# Compute Scientist wanted for new image file extension.



## Kookyfox (Feb 3, 2015)

Greetings whoever is reading this,

I came up with an idea, approved by the high council of the FAF Teamspeak, to create a new image file extension.
It should meet the following requirements:
-It's name should be ".yiff"
-It needs to be exactly like .gif
-It should be suitable for furry art, especially NSFW furry art

The aim of such an internet-changing creation is simple:
-The newly created ".yiff" will deal with the ".gif" pronounciation problem, by giving a viable, easy to pronounce alternative.
-It will only be accepted on websites designed for this type of file, and will only be readable and creatable with the required libraries (which would be publicly available on furry related websites) thus bringing a better theft protection for furry artists.
-It will also give a good laugh to those brave enough to read through this.


Thanks for your consideration.


----------



## Kazolas (Feb 3, 2015)

Weow. This would be a revolution in terms of sharing furry art.
Such idea.
Very good.


----------



## ForgetLilliet (Feb 3, 2015)

Lovely! I think the .yiff file format will be quite popular! Or... _popufur_.


----------



## Maugryph (Feb 4, 2015)

Do you know how hard it is to make a file standard? One that all file browsers and applications will not only accept but will open and read correctly? It took .png 8 years just to gain momentum.


----------



## Kookyfox (Feb 4, 2015)

Maugryph said:


> Do you know how hard it is to make a file standard? One that all file browsers and applications will not only accept but will open and read correctly? It took .png 8 years just to gain momentum.

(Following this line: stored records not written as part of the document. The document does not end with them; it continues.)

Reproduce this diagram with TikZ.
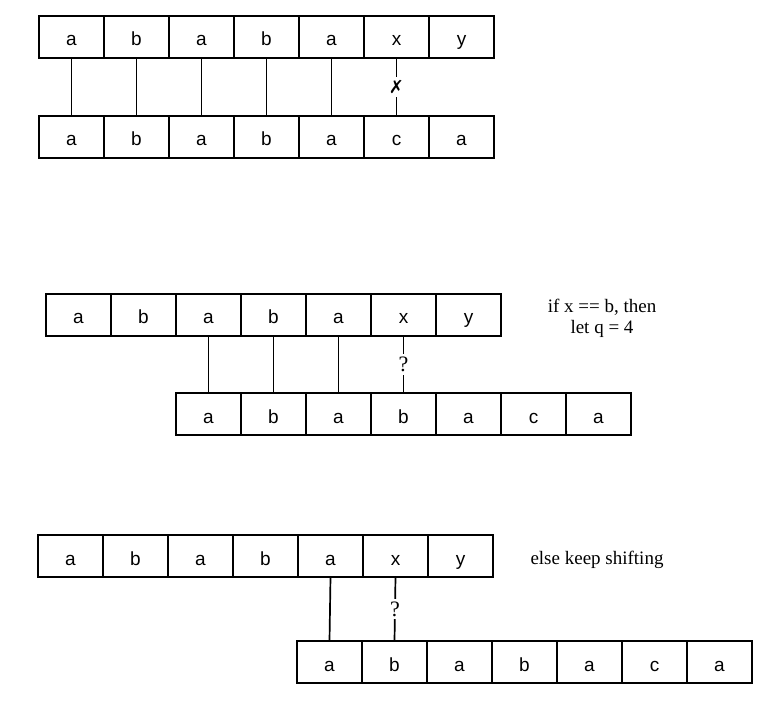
\documentclass[tikz,border=0pt]{standalone}
\usepackage{fontspec}
\setmainfont{Liberation Serif}
\setsansfont{Liberation Sans}
\newfontfamily\symfont{DejaVu Sans}
\begin{document}
\begin{tikzpicture}[x=1pt,y=-1pt,
  cell/.style={draw, line width=1.8pt, minimum width=65pt, minimum height=42pt,
    inner sep=0pt, outer sep=0pt, anchor=north west,
    text height=18pt, text depth=0pt,
    font=\sffamily\fontsize{19}{22}\selectfont},
  conn/.style={line width=1.7pt},
  lab/.style={fill=white, inner sep=3pt, font=\fontsize{22}{24}\selectfont},
  note/.style={align=center, font=\fontsize{19}{21}\selectfont}]
\useasboundingbox (0,0) rectangle (771,708);
% row 1
\foreach \t [count=\i from 0] in {a,b,a,b,a,x,y}
  \node[cell] (r1t\i) at (39+65*\i,16) {\t};
\foreach \t [count=\i from 0] in {a,b,a,b,a,c,a}
  \node[cell] (r1b\i) at (39+65*\i,116) {\t};
\foreach \i in {0,...,4}
  \draw[conn] (r1t\i.south) -- (r1b\i.north);
\draw[conn] (r1t5.south) -- node[lab]{\symfont\fontsize{18}{20}\selectfont ✗} (r1b5.north);
% row 2
\foreach \t [count=\i from 0] in {a,b,a,b,a,x,y}
  \node[cell] (r2t\i) at (46+65*\i,294) {\t};
\foreach \t [count=\i from 0] in {a,b,a,b,a,c,a}
  \node[cell] (r2b\i) at (176+65*\i,393) {\t};
\draw[conn] (r2t2.south) -- (r2b0.north);
\draw[conn] (r2t3.south) -- (r2b1.north);
\draw[conn] (r2t4.south) -- (r2b2.north);
\draw[conn] (r2t5.south) -- node[lab]{?} (r2b3.north);
\node[note] (n1) at (602,318) {if x == b, then\\let q = 4};
% row 3
\foreach \t [count=\i from 0] in {a,b,a,b,a,x,y}
  \node[cell] (r3t\i) at (38+65*\i,535) {\t};
\foreach \t [count=\i from 0] in {a,b,a,b,a,c,a}
  \node[cell] (r3b\i) at (297+65*\i,641) {\t};
\draw[conn] (r3t4.south) -- (r3b0.north);
\draw[conn] (r3t5.south) -- node[lab]{?} (r3b1.north);
\node[note] (n2) at (597,560) {else keep shifting};
\end{tikzpicture}
\end{document}
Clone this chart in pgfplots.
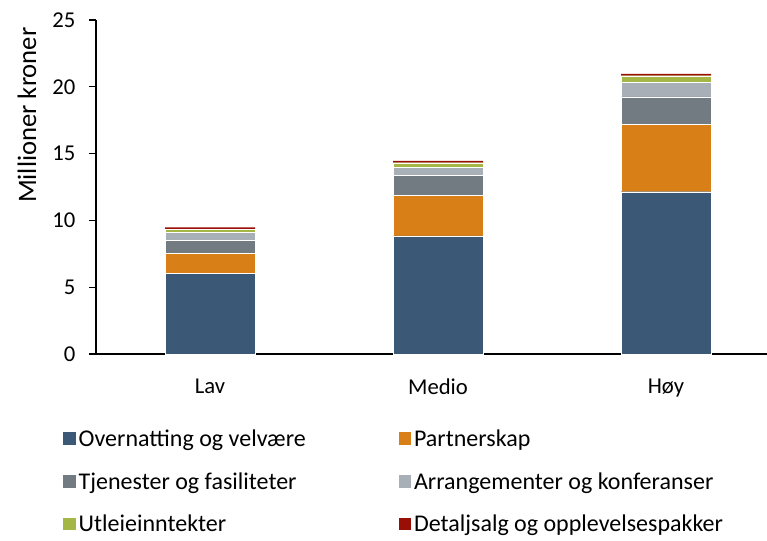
\documentclass[border=0pt]{standalone}
\usepackage{pgfplots}
\pgfplotsset{compat=1.18}
\usepackage{fontspec}
\setmainfont{Carlito}
\definecolor{c1}{HTML}{3B5877}
\definecolor{c2}{HTML}{D97F17}
\definecolor{c3}{HTML}{737B82}
\definecolor{c4}{HTML}{A8AFB6}
\definecolor{c5}{HTML}{A3B646}
\definecolor{c6}{HTML}{9A0F05}
\begin{document}
\begin{tikzpicture}
\clip (0,0) rectangle (575.25pt,405pt);
\begin{axis}[
  at={(72pt,139.5pt)}, anchor=south west,
  scale only axis, width=503.25pt, height=250.5pt,
  ybar stacked, bar width=67.5pt,
  xmin=-0.5, xmax=2.443, ymin=0, ymax=25,
  xtick={0,1,2}, xticklabels={Lav,Medio,H\o y},
  ytick={0,5,...,25},
  axis lines*=left,
  axis line style={line width=1.2pt},
  x tick style={draw=none},
  y tick style={black, line width=1pt},
  tick align=outside, major tick length=5pt,
  tick label style={font=\fontsize{17}{20}\selectfont},
  /pgf/number format/assume math mode=true,
  yticklabel style={xshift=-7pt},
  xticklabel style={yshift=-10pt},
  ylabel={Millioner kroner},
  ylabel style={font=\fontsize{20}{24}\selectfont, at={(axis description cs:-0.103,0.715)}, anchor=center, rotate=0},
  every axis plot/.append style={draw=white, line width=0.2pt},
  legend columns=2,
  legend style={draw=none, fill=none, at={(axis description cs:-0.049,-0.218)}, anchor=north west,
    font=\fontsize{18}{21}\selectfont, row sep=14pt, inner sep=0pt,
    nodes={inner sep=2pt}},
  legend cell align=left,
  legend image code/.code={\fill[#1, draw=none] (0pt,-4.5pt) rectangle (9.5pt,5pt);},
]
\addplot[fill=c1] coordinates {(0,6.04) (1,8.85) (2,12.15)};
\addplot[fill=c2] coordinates {(0,1.50) (1,3.05) (2,5.04)};
\addplot[fill=c3] coordinates {(0,0.99) (1,1.48) (2,2.05)};
\addplot[fill=c4] coordinates {(0,0.60) (1,0.59) (2,1.10)};
\addplot[fill=c5] coordinates {(0,0.20) (1,0.35) (2,0.49)};
\addplot[fill=c6, draw=none] coordinates {(0,0.15) (1,0.13) (2,0.13)};
\addlegendentry{\makebox[238pt][l]{Overnatting og velvære}}
\addlegendentry{Partnerskap}
\addlegendentry{\makebox[238pt][l]{Tjenester og fasiliteter}}
\addlegendentry{Arrangementer og konferanser}
\addlegendentry{\makebox[238pt][l]{Utleieinntekter}}
\addlegendentry{Detaljsalg og opplevelsespakker}
\end{axis}
\end{tikzpicture}
\end{document}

Yeah but computer scientists usually like a good challenge, especially if they get a good laugh out of it!

Oh and in case you didn't realize this thread is only half serious


----------



## Rydenan (Feb 4, 2015)

Hello! Computer Scientist here! This is a hilarious and awesome idea. However, I regret to inform you that it is very likely impossible.
Could we write a .yiff image format? Yes! Easily.
Could we make it efficient? Probably not! LZW is a copyrighted compression algorithm, so we'd have to invent our own. And it would be, like, 98.7% guaranteed to suck!
Barring that, could we make it widely accepted? Highly doubtful! Though who knows? Never underestimate the power of the internet!

10/10 for the idea!


----------



## -Sliqq- (Feb 4, 2015)

I'd vote yes, especially for the lols.

The problem I would have is that it might be possible to find an editing software that can change the file type. Like "save as" in a different extension. 
Not trying to debunk it, but this is something I'd be concerned about.


----------



## WideEyed (Feb 4, 2015)

Kazolas said:


> Such idea.
> Very good.



Oh, are we still regurgitating this meme? 1337!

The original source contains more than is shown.